■ YOUR INSTRUCTIONS ■
Only one span of the listing below is wanted: the lines from the one with "Convert this chart to Chart.js code." through the one with "ctx.fillText('Time after underfeeding", reproduced exactly, both ends kept.

■ DATASET ROWS ■
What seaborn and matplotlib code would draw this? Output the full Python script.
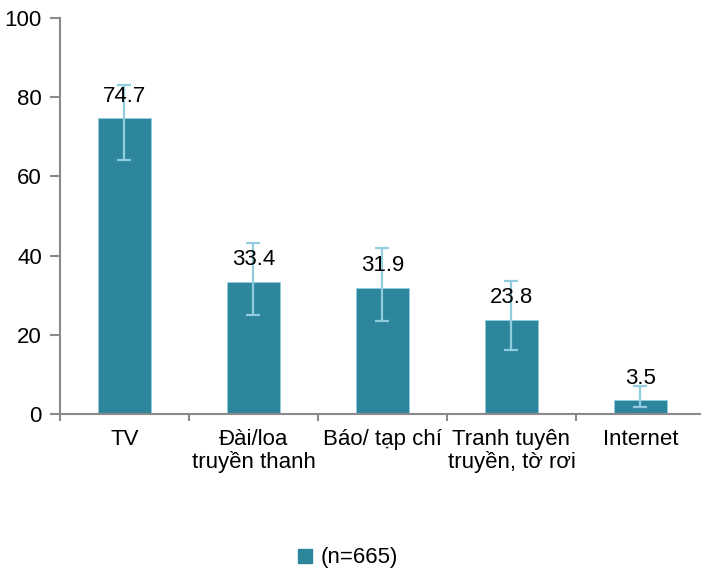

==

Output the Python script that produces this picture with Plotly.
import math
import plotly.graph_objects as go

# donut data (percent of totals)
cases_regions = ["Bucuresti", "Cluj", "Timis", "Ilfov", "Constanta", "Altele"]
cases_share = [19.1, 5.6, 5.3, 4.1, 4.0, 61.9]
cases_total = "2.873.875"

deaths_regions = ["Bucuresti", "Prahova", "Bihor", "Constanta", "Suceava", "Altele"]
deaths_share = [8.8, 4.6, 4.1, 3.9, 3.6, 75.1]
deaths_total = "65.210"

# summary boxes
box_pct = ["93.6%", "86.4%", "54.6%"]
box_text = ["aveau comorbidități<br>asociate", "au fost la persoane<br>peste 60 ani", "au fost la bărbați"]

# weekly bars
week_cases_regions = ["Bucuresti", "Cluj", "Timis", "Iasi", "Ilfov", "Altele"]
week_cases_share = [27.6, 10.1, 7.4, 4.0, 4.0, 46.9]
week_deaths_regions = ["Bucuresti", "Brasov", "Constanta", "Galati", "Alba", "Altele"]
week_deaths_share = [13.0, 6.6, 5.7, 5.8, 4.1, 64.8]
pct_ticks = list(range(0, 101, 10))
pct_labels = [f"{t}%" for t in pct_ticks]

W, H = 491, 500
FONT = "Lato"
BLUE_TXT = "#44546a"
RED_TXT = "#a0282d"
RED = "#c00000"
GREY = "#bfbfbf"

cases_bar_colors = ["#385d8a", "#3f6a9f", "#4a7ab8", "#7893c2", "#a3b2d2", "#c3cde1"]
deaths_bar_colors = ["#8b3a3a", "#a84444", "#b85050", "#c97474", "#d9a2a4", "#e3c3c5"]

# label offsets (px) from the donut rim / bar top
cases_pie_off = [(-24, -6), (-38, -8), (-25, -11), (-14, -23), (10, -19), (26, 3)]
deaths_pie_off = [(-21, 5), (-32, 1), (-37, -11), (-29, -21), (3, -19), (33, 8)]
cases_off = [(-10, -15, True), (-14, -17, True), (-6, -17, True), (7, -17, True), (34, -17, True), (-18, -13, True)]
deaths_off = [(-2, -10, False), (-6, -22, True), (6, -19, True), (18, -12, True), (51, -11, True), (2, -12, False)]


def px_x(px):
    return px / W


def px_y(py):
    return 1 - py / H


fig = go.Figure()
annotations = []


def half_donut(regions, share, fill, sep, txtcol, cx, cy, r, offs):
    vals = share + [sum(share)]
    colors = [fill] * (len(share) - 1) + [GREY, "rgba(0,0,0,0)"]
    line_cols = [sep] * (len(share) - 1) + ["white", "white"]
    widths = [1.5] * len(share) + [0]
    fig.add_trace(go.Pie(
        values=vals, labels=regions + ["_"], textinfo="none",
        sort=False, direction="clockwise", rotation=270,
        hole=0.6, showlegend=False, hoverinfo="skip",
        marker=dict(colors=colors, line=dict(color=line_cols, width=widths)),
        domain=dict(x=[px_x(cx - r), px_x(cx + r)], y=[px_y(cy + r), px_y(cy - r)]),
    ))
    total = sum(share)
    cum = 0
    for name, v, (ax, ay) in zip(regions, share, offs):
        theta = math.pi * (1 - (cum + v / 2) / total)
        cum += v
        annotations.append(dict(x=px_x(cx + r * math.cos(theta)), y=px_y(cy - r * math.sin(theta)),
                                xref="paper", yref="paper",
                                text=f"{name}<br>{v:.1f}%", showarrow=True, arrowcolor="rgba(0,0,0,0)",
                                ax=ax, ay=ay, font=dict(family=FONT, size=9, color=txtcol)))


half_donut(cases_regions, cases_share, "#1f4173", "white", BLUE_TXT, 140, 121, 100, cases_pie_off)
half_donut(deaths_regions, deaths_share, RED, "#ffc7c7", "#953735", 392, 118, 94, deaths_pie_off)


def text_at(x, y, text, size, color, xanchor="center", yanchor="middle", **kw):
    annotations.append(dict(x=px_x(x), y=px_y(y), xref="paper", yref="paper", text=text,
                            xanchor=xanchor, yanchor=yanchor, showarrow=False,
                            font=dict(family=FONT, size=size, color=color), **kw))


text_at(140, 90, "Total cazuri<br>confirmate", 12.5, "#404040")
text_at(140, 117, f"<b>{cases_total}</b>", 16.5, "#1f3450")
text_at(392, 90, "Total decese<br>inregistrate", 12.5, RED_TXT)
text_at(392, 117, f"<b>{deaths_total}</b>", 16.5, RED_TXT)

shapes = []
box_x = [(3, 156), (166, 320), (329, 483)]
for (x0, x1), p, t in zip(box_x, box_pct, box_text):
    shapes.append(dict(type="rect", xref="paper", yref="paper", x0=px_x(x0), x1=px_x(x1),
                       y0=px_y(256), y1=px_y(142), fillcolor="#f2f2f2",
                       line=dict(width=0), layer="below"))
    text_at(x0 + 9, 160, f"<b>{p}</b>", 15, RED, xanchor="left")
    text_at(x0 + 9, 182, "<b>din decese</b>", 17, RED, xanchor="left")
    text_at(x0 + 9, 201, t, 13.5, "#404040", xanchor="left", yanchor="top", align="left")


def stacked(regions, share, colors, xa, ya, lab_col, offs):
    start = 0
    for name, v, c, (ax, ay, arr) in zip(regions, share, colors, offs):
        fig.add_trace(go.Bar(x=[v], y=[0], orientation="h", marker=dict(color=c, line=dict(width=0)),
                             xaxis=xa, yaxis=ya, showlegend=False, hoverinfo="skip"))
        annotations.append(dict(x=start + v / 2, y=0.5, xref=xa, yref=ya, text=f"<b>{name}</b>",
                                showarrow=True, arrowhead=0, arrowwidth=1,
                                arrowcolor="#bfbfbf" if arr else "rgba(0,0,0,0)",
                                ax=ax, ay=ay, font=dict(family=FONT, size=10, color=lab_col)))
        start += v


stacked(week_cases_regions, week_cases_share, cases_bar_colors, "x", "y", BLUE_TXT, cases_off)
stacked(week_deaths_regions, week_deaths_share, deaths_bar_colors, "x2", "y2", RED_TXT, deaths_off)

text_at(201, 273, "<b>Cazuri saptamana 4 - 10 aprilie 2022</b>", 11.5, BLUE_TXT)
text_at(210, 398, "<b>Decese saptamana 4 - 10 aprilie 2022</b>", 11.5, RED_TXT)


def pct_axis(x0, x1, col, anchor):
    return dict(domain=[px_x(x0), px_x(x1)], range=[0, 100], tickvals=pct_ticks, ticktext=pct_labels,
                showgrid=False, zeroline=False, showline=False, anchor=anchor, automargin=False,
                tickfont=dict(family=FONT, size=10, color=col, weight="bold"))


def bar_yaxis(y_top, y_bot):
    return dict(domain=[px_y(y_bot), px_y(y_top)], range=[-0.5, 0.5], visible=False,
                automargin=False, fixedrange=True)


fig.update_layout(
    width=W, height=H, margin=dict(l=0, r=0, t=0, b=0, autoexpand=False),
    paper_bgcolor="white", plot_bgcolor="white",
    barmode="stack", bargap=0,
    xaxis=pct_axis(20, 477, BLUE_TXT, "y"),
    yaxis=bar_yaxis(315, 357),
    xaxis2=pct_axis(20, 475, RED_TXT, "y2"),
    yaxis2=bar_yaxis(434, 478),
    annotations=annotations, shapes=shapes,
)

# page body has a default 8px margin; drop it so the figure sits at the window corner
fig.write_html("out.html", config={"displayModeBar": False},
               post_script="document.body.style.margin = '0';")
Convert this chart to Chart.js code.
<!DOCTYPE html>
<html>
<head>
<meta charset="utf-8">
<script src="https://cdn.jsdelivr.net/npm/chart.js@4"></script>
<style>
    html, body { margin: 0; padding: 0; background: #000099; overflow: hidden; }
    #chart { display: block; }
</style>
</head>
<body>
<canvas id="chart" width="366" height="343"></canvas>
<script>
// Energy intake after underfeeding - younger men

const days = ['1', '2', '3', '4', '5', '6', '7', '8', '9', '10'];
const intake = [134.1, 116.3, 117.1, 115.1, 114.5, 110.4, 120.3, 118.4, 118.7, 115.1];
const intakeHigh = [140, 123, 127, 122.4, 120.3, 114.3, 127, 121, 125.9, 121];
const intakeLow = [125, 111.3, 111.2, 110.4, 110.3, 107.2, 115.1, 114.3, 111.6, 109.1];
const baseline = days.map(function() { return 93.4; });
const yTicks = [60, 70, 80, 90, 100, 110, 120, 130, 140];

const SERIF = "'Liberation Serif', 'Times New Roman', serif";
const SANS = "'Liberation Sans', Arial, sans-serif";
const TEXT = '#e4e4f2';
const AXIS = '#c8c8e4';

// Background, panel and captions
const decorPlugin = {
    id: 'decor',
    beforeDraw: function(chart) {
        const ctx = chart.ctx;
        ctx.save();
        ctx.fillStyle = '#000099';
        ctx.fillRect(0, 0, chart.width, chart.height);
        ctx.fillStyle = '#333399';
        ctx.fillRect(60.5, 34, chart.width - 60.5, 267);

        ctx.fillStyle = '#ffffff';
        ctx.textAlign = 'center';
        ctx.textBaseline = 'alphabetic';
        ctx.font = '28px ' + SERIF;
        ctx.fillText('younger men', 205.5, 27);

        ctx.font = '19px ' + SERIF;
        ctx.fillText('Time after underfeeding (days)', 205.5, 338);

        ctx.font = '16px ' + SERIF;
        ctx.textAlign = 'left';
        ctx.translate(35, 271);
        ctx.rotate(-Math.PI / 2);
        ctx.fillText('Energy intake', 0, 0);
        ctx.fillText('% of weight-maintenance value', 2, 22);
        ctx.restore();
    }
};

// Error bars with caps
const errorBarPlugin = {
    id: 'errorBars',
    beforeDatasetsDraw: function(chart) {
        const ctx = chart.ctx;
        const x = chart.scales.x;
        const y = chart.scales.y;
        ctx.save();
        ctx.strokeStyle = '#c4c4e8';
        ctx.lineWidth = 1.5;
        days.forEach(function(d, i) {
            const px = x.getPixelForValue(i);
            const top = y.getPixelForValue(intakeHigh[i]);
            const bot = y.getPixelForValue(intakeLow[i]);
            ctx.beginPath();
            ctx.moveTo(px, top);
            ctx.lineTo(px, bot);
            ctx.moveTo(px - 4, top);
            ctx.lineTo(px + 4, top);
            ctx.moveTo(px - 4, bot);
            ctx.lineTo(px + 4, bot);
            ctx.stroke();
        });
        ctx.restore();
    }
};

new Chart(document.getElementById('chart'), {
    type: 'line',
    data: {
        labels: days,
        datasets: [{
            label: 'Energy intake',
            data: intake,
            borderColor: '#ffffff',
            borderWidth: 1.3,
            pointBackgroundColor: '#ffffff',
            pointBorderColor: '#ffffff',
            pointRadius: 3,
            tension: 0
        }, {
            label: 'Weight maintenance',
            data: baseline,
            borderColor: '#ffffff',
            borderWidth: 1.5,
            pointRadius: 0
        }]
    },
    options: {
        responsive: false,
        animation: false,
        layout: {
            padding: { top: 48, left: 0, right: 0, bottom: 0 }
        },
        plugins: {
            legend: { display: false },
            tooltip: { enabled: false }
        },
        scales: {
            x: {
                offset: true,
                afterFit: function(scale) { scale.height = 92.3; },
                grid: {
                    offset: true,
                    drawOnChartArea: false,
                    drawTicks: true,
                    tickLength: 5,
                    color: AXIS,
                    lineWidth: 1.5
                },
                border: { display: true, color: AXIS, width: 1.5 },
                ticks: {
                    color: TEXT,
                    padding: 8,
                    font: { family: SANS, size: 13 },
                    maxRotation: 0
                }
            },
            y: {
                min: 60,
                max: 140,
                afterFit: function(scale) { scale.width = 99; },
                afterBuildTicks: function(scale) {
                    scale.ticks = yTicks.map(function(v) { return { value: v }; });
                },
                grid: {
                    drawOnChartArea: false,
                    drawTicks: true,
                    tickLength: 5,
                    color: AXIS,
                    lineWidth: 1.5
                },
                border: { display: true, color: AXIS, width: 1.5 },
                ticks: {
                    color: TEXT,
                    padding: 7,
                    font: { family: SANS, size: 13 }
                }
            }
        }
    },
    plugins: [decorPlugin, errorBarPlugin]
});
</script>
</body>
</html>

--

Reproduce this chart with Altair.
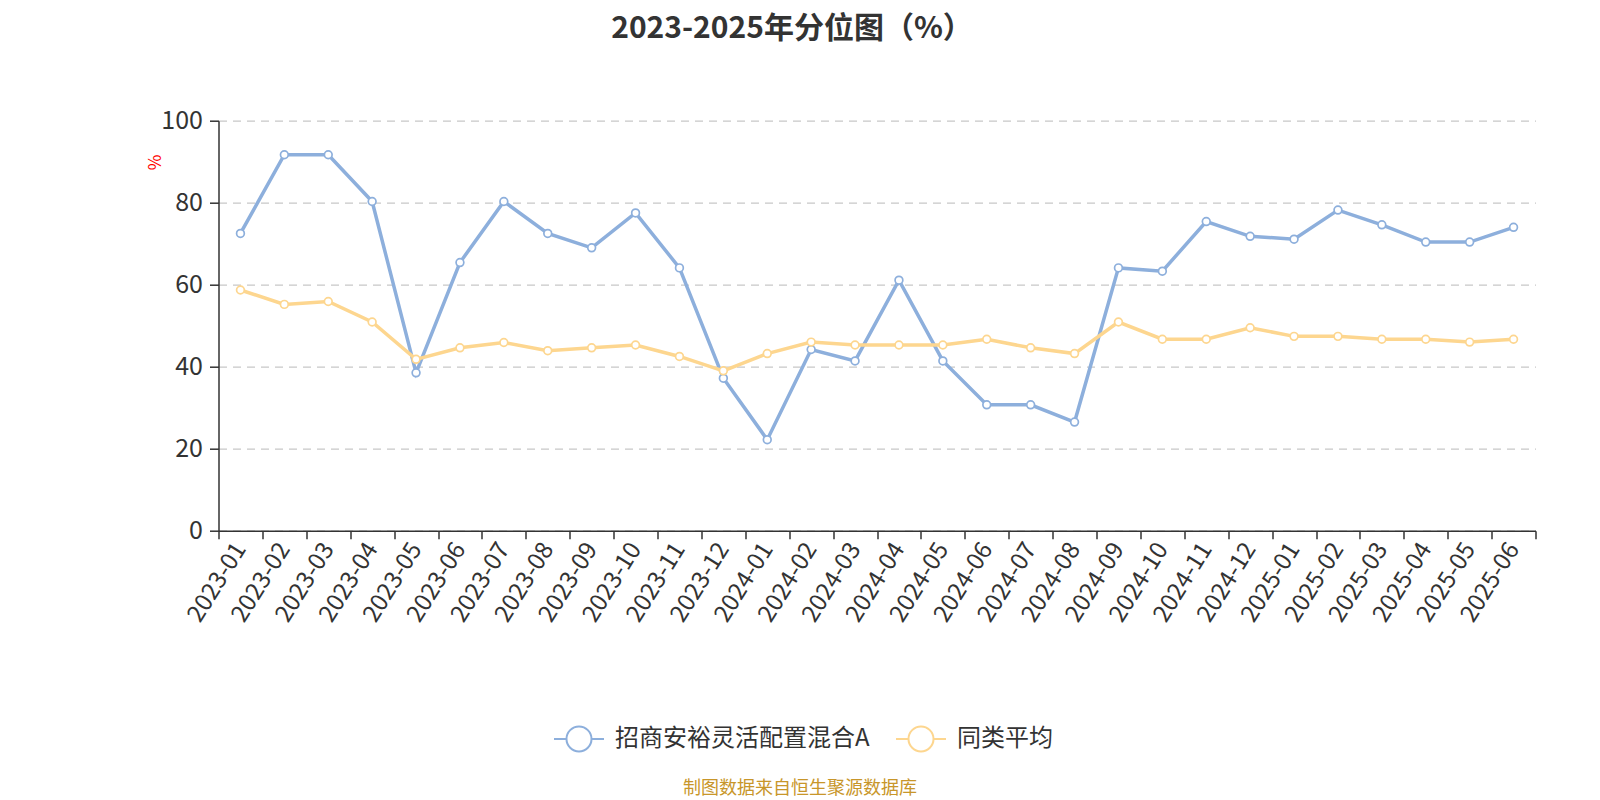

■ OUTPUT BELOW ■
Convert this chart to Chart.js code.
<!DOCTYPE html>
<html>
<head>
<meta charset="utf-8">
<script src="https://cdn.jsdelivr.net/npm/chart.js@4"></script>
<style>
    html, body { margin: 0; padding: 0; background: #000099; overflow: hidden; }
    #chart { display: block; }
</style>
</head>
<body>
<canvas id="chart" width="366" height="343"></canvas>
<script>
// Energy intake after underfeeding - younger men

const days = ['1', '2', '3', '4', '5', '6', '7', '8', '9', '10'];
const intake = [134.1, 116.3, 117.1, 115.1, 114.5, 110.4, 120.3, 118.4, 118.7, 115.1];
const intakeHigh = [140, 123, 127, 122.4, 120.3, 114.3, 127, 121, 125.9, 121];
const intakeLow = [125, 111.3, 111.2, 110.4, 110.3, 107.2, 115.1, 114.3, 111.6, 109.1];
const baseline = days.map(function() { return 93.4; });
const yTicks = [60, 70, 80, 90, 100, 110, 120, 130, 140];

const SERIF = "'Liberation Serif', 'Times New Roman', serif";
const SANS = "'Liberation Sans', Arial, sans-serif";
const TEXT = '#e4e4f2';
const AXIS = '#c8c8e4';

// Background, panel and captions
const decorPlugin = {
    id: 'decor',
    beforeDraw: function(chart) {
        const ctx = chart.ctx;
        ctx.save();
        ctx.fillStyle = '#000099';
        ctx.fillRect(0, 0, chart.width, chart.height);
        ctx.fillStyle = '#333399';
        ctx.fillRect(60.5, 34, chart.width - 60.5, 267);

        ctx.fillStyle = '#ffffff';
        ctx.textAlign = 'center';
        ctx.textBaseline = 'alphabetic';
        ctx.font = '28px ' + SERIF;
        ctx.fillText('younger men', 205.5, 27);

        ctx.font = '19px ' + SERIF;
        ctx.fillText('Time after underfeeding (days)', 205.5, 338);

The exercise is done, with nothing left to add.